En France, les quartiers dits «sensibles» – ils concernent près de 5 millions d’habitants – ont été l’objet depuis le début des années 1980 d’un traitement social continu grâce à la «politique de la ville». Il est donc faux de dire que ces quartiers ont été laissés totalement à l’abandon. La puissance publique est présente en banlieue sous de multiples formes. Il n’y a pas en France de ghettos de type nord-américain et le périphérique qui sépare Paris de ses banlieues n’est pas une frontière. […]

Actuellement, les banlieues ne sont pas encore des territoires ethniques, mais elles s’ethnicisent de plus en plus.
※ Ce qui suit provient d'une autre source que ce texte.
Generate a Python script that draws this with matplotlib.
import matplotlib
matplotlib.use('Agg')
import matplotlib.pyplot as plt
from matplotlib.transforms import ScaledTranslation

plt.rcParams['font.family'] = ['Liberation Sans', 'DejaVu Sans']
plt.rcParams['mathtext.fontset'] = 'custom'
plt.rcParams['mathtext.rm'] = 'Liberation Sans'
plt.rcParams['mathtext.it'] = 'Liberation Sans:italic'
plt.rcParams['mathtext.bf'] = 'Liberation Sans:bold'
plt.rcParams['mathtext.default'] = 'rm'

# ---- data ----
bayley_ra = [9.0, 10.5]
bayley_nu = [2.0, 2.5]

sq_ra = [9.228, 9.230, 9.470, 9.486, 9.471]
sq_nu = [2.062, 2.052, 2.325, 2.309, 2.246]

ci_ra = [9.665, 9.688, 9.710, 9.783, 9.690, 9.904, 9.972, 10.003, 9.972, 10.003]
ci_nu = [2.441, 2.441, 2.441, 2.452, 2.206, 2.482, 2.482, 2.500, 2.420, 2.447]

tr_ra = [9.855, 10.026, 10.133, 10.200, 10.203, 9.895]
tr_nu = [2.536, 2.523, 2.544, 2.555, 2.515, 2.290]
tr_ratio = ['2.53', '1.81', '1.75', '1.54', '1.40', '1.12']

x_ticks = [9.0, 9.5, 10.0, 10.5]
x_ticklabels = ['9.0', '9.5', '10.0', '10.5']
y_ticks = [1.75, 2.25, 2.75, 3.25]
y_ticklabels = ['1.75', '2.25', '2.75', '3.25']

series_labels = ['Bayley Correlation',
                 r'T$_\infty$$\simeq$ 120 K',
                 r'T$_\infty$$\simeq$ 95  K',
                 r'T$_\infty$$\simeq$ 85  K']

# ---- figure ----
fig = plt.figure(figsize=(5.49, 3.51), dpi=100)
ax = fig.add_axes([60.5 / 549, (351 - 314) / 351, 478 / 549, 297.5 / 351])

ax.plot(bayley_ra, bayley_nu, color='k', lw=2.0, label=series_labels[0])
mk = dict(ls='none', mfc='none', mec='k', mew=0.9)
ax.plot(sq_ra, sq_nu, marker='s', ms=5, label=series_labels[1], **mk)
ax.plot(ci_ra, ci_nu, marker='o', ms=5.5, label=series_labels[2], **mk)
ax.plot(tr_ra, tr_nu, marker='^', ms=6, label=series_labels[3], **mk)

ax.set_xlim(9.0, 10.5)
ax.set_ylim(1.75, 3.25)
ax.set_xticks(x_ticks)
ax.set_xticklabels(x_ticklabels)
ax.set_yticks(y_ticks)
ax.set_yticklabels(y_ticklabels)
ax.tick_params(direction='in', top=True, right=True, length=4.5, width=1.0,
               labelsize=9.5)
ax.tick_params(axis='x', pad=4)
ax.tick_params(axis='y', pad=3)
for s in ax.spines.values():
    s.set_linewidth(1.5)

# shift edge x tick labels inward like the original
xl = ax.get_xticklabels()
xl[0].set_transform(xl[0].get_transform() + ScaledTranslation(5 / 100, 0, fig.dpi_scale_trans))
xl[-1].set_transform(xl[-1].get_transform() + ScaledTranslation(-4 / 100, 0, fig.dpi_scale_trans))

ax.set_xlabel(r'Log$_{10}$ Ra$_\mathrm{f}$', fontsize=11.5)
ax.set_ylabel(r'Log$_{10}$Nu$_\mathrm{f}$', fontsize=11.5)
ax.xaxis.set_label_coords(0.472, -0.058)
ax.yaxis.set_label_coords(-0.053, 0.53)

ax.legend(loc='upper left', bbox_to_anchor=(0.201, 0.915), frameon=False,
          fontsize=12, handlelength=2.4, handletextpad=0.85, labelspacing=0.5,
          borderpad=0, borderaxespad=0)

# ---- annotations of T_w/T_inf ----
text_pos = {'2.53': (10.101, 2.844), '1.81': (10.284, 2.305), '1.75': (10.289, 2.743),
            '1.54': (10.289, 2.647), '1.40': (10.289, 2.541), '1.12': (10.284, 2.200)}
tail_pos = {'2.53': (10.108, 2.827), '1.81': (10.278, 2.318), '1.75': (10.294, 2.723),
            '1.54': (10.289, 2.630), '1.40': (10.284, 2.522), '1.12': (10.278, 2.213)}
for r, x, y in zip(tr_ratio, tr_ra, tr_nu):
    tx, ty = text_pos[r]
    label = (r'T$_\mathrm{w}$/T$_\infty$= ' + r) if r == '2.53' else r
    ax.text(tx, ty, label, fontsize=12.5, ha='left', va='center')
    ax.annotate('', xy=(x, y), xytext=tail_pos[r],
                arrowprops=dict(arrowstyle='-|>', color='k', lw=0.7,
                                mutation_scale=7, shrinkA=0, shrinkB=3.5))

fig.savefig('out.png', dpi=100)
Pourquoi y a-t-il aujourd’hui une telle stigmatisation de la religion musulmane alors que 5 millions de musulmans vivent en France ? Ce soupçon permanent d’islamisme radical dirigé contre cette communauté, dans un contexte de guerre au terrorisme, empoisonne l’atmosphère et sonne comme une condamnation collective. Les enquêtes sociologiques montrent pourtant fort bien que plus de 80% des jeunes musulmans ont un rapport assez distant avec leur religion. Leur stigmatisation globale ne peut qu’accélérer le développement du communautarisme qui mettrait en danger l’unité de la nation. […]

Plus que jamais, les banlieues sont le chantier prioritaire.